Regenerated scrubbing liquor is withdrawn in line 20 and is recycled to the scrubbing column 8 by a pump, not shown. For instance, a partial stream of the product gas in line 24 may be used for the regeneration in the system 31 and may be supplied through the line 34, which is indicated by a broken line, and used as a stripping gas.

The product gas in line 24 consists mainly of methane and may also contain 2 to 20% by volume C₂ -hydrocarbons. The content of C₃ -hydrocarbons lies in most cases below 0.1% by volume and the H₂ S content is not in excess of about 1/10 of the H₂ S content in the gas in line 1. Owing to that purity, the product gas can well be used as a feedstock for the catalytic steam reforming to produce a mixed gas consisting of CO and H₂.

SPECIFIC EXAMPLE

In a processing system like that shown in the drawing, 50,000 sm (sm=standard cubic meter) of natural gas were treated per hour.
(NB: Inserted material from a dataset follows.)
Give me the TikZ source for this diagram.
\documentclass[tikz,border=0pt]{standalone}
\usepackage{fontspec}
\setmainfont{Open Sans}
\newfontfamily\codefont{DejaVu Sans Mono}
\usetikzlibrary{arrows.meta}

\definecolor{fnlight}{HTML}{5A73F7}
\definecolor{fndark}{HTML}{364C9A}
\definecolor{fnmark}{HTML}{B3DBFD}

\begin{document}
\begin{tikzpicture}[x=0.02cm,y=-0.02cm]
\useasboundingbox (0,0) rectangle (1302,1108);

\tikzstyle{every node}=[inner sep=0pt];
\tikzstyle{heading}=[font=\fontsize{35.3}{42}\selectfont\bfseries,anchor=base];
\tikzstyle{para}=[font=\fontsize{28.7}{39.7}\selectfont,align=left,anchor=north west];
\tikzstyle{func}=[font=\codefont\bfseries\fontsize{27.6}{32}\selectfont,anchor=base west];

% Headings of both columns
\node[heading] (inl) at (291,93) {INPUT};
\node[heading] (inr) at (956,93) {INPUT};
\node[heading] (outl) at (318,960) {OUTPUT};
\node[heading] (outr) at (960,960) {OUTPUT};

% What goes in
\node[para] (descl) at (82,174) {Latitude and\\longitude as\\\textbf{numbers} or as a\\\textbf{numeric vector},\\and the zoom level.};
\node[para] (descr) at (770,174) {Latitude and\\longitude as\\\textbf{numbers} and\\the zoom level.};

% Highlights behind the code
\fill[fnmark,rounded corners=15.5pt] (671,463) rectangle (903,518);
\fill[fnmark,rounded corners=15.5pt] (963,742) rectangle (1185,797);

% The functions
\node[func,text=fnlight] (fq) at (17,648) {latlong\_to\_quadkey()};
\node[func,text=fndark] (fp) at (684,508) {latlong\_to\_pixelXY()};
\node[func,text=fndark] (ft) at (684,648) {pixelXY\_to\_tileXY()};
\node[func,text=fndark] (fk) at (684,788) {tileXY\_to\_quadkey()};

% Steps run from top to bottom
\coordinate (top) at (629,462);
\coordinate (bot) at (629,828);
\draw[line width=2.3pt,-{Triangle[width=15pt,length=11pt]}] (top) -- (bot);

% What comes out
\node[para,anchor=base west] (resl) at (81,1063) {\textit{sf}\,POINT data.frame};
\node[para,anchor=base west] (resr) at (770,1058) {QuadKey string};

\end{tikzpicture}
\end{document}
Some parameters of the process are a result of calculation. In a preceding stage, hydrocarbons having 5 and more carbon atoms and impurities were removed. The natural gas in line 1 has the following composition:

______________________________________                                    
CH.sub.4          75%      by volume                                      
C.sub.2 H.sub.6   20%      by volume                                      
C.sub.3 H.sub.8   1%       by volume                                      
N.sub.2           3%       by volume                                      
CO.sub.2          1%       by volume                                      
______________________________________

The natural gas contains also 400 volume ppm H₂ S and is under a pressure of 28 bars and at a temperature of 30° C. It is cooled to -73° C. in a plate-type heat exchanger and then enters the separator 5. The condensate which has been separated is pressure-relieved to 10 bars, in the expansion valve 10 and is pressure-relieved further to 2 bars in the valve 13.

The gas which is fed in line 7 to the scrubbing column 8 still contains about one-half of the originally contained C₂ -hydrocarbons and of the H₂ S and also contains N₂ and CO₂ and traces of C₃ -hydrocarbons.
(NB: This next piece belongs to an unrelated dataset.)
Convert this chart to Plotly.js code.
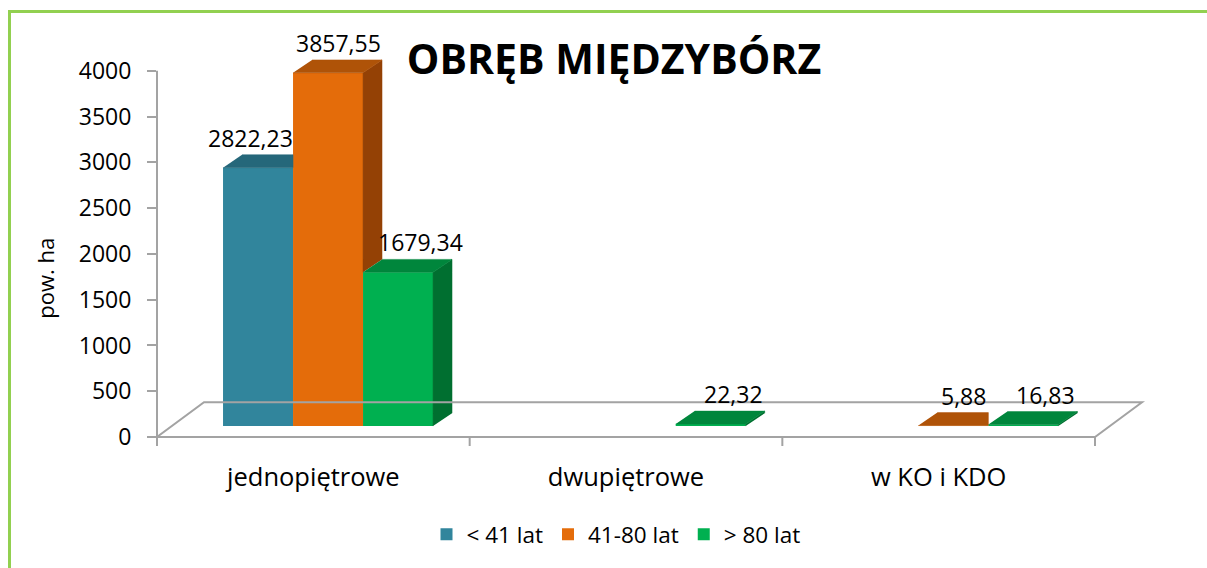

Methanol at -70° C. is supplied as a scrubbing liquor to the column 8 at a rate of 10 m/h. A pressure of 28 bars is maintained in the scrubbing column.
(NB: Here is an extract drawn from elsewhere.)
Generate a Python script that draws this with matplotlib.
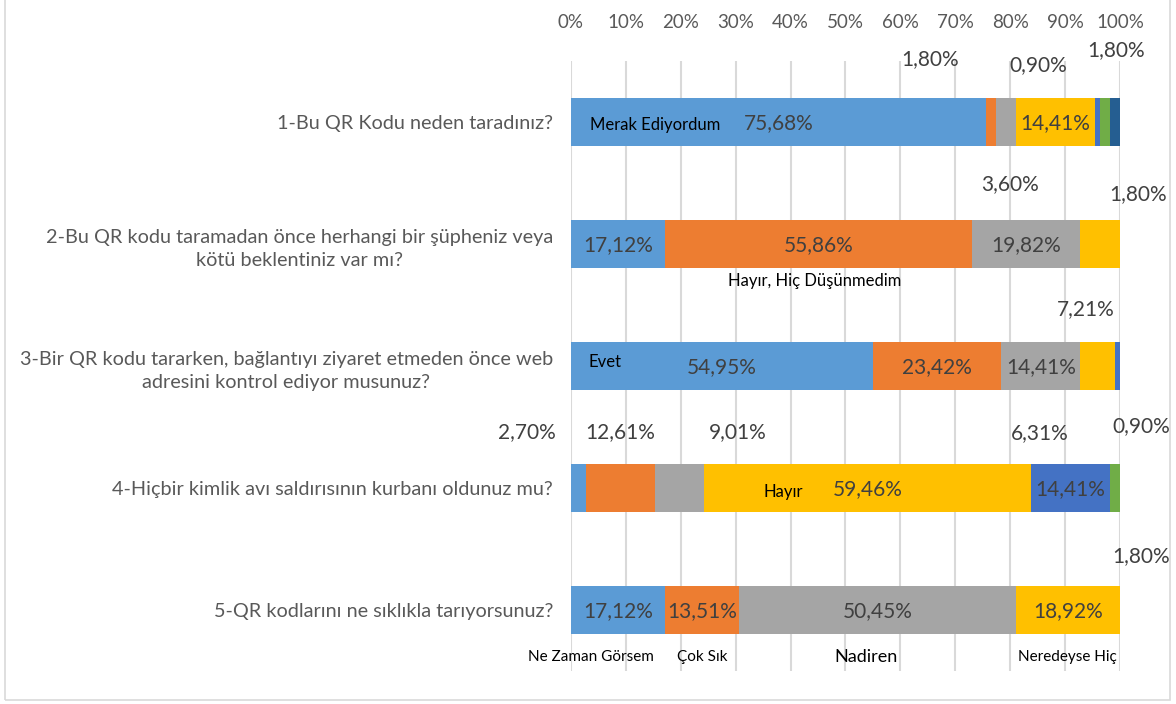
import matplotlib.pyplot as plt
from matplotlib.patches import Rectangle
import numpy as np

plt.rcParams['font.family'] = ['Lato', 'DejaVu Sans']

# sorular (kategoriler)
questions = [
    '1-Bu QR Kodu neden taradınız?',
    '2-Bu QR kodu taramadan önce herhangi bir şüpheniz veya\nkötü beklentiniz var mı?',
    '3-Bir QR kodu tararken, bağlantıyı ziyaret etmeden önce web\nadresini kontrol ediyor musunuz?',
    '4-Hiçbir kimlik avı saldırısının kurbanı oldunuz mu?',
    '5-QR kodlarını ne sıklıkla tarıyorsunuz?',
]

# seriler (her soru için yüzde değerleri)
s1 = [75.68, 17.12, 54.95, 2.70, 17.12]
s2 = [1.80, 55.86, 23.42, 12.61, 13.51]
s3 = [3.60, 19.82, 14.41, 9.01, 50.45]
s4 = [14.41, 7.20, 6.31, 59.46, 18.92]
s5 = [0.90, 0.0, 0.90, 14.41, 0.0]
s6 = [1.80, 0.0, 0.0, 1.80, 0.0]
s7 = [1.80, 0.0, 0.0, 0.0, 0.0]
series = [s1, s2, s3, s4, s5, s6, s7]

# çubuk içinde gösterilen etiketler (soru, seri)
inside_labels = [(0, 0), (0, 3), (1, 0), (1, 1), (1, 2), (2, 0), (2, 1), (2, 2),
                 (3, 3), (3, 4), (4, 0), (4, 1), (4, 2), (4, 3)]

# çubuk dışında kalan etiketler
float_texts = ['1,80%', '0,90%', '1,80%', '3,60%', '1,80%', '7,21%',
               '2,70%', '12,61%', '9,01%', '6,31%', '0,90%', '1,80%']
float_x = [65.4, 85.1, 99.3, 80.0, 103.3, 93.8, -8.0, 8.9, 30.4, 85.4, 103.8, 103.8]
float_y = [-0.52, -0.47, -0.59, 0.51, 0.59, 1.53, 2.54, 2.54, 2.54, 2.55, 2.49, 3.56]

# cevap açıklamaları
ann_texts = ['Merak Ediyordum', 'Hayır, Hiç Düşünmedim', 'Evet', 'Hayır',
             'Ne Zaman Görsem', 'Çok Sık', 'Nadiren', 'Neredeyse Hiç']
ann_x = [15.3, 44.4, 6.2, 38.6, 3.6, 24.0, 53.7, 90.5]
ann_y = [0.02, 1.30, 1.97, 3.03, 4.39, 4.39, 4.39, 4.39]
ann_size = [12, 12, 12, 12, 11, 11, 13, 11]

colors = ['#5B9BD5', '#ED7D31', '#A5A5A5', '#FFC000', '#4472C4', '#70AD47', '#255E91']

def pct(v):
    return f'{v:.2f}'.replace('.', ',') + '%'

fig = plt.figure(figsize=(11.76, 7.04), dpi=100)
fig.patches.append(Rectangle((0.004, 0.006), 0.991, 1.2, transform=fig.transFigure,
                             fill=False, edgecolor='#D9D9D9', linewidth=1.2))
ax = fig.add_axes([0.4855, 0.047, 0.4669, 0.866])

y = np.arange(len(questions))
left = np.zeros(len(questions))
for vals, c in zip(series, colors):
    ax.barh(y, vals, left=left, height=0.39, color=c, zorder=3)
    left += np.array(vals)

# çubuk içi etiketler
for r, s in inside_labels:
    start = sum(series[k][r] for k in range(s))
    v = series[s][r]
    ax.text(start + v / 2, r + 0.01, pct(v), ha='center', va='center',
            fontsize=15, color='#404040', zorder=5)

for t, xx, yy in zip(float_texts, float_x, float_y):
    ax.text(xx, yy, t, ha='center', va='center', fontsize=15, color='#404040',
            zorder=5, clip_on=False)

for t, xx, yy, fs in zip(ann_texts, ann_x, ann_y, ann_size):
    ax.text(xx, yy, t, ha='center', va='center', fontsize=fs, color='black',
            zorder=6, clip_on=False)

ax.set_xlim(0, 100)
ax.set_ylim(4.5, -0.5)
ax.set_xticks(np.arange(0, 101, 10))
ax.set_xticklabels([f'{v}%' for v in range(0, 101, 10)])
ax.xaxis.tick_top()
ax.tick_params(axis='x', length=0, pad=22, labelsize=13.5, labelcolor='#595959')
ax.set_yticks(y)
ax.set_yticklabels(questions, multialignment='center', linespacing=1.45)
ax.tick_params(axis='y', length=0, pad=13, labelsize=14.3, labelcolor='#595959')
ax.grid(axis='x', color='#D9D9D9', linewidth=1.5, zorder=0)
for sp in ax.spines.values():
    sp.set_visible(False)

fig.savefig('out.png', dpi=100)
The scrubbed gas is virtually free of H₂ S and of C₃ -hydrocarbons and contains only a small amount of residual C₂ -hydrocarbons and is passed through the expansion valve 22 to reduce the pressure to 10 bars.

A treated natural gas consisting of a mixture of the scrubbed gas and of the gas passed through line 12 is obtained in line 24 at a rate of 43,000 sm, under a pressure of 10 bars and at a temperature of 22° C. and in addition to CH₄ contains 10% by volume C₂ -hydrocarbons, 0.1% by volume C₃ -hydrocarbons, 3.4% by volume N₂. 0.7% by volume CO₂ and 5 volume ppm. H₂ S.

The laden scrubbing liquor which has been withdrawn from the scrubbing column in line 26 is pressure-relieved to 2 bars. The flashed-off gas is admixed to the gas in line 14 so that an exhaust gas under a pressure of 2 bars and a temperature of +10° C. is obtained in line 15 at a rate of 7,000 sm/h. The methanol is fed in line 30 to the regenerating system 31, where the lading is substantially removed from the methanol as it is stripped with natural gas from line 34 at temperatures of +10° C. The methanol is then recycled to the scrubbing column 8 by a pump, not shown.

Claims

We claim:

1. A process for treating natural gas which, in addition to methane, contains C₂ to C₄ hydrocarbons and H₂ S to remove part of said hydrocarbons and said H₂ S, said process comprising the steps of:

(a) feeding said natural gas which, in addition to methane, contains C₂ to C₄ hydrocarbons and H₂ S, at a pressure of at least 5 bars to a heat exchange zone and indirectly cooling the natural gas fed to said heat exchange zone to a temperature of substantially -30° C. to -100° C.;

(b) separating condensate from the natural gas indirectly cooled in said heat exchange zone in step (a) and pressure-relieving the separated condensate to form a coolant;

(c) passing said coolant through said heat exchange zone to indirectly cool said heat exchange zone therewith;

(d) cooling a scrubbing liquid coming from a regenerating zone to a temperature of substantially -30° C. to -80° C. by passing the scrubbing liquid through said heat exchange zone;

(e) feeding scrubbing liquid cooled in said heat exchange zone in step (d) from said heat exchange zone into a scrubbing zone and scrubbing therewith in said scrubbing zone, natural gas from which said condensate has been separated in step (b), thereby forming a scrubbing liquid laden with said hydrocarbons and H₂ S;

(f) feeding said scrubbing liquid laden with said hydrocarbons and H₂ S to said regenerating zone and removing hydrocarbons and H₂ S therefrom to form the scrubbing liquid which is cooled in step (d); and

(g) pressure-relieving natural gas which has been scrubbed in said scrubbing zone in step (e) and passing the pressure-relieved natural gas through said heat exchange zone as a coolant therefor.

2. The process defined in claim 1 wherein said natural gas is pressurized to at least 10 bars before it is fed to said heat exchange zone in step (a).

3. The process defined in claim 1 wherein said condensate is pressure-relieved in step (b) in two stages to obtain a flashed-off gas which is passed through said heat exchange zone as the coolant of step (b).

4. The process defined in claim 1 wherein said scrubbing liquid laden with said hydrocarbons and H₂ S from step (f) is partly pressure-relieved to produce an H₂ S-containing flashed-off gas, said process further comprising the step of:

(h) passing said H₂ S-containing flashed-off gas through said heat exchange zone.

5. The process defined in claim 1 wherein said scrubbing liquid is formed by methanol, acetone or another C₁ to C₃ oxohydrocarbon or a mixture thereof.

6. The process defined in claim 5 wherein said scrubbing liquid laden with said hydrocarbons and H₂ S from step (f) is partly pressure-relieved to produce an H₂ S-containing flashed-off gas, said process further comprising the step of:

7. The process defined in claim 6 wherein said condensate is pressure-relieved in step (b) in two stages to obtain a flashed-off gas which is passed through said heat exchange zone as the coolant of step (b).

8. The process defined in claim 7 wherein said natural gas is pressurized to at least 10 bars before it is fed to said heat exchange zone in step (a).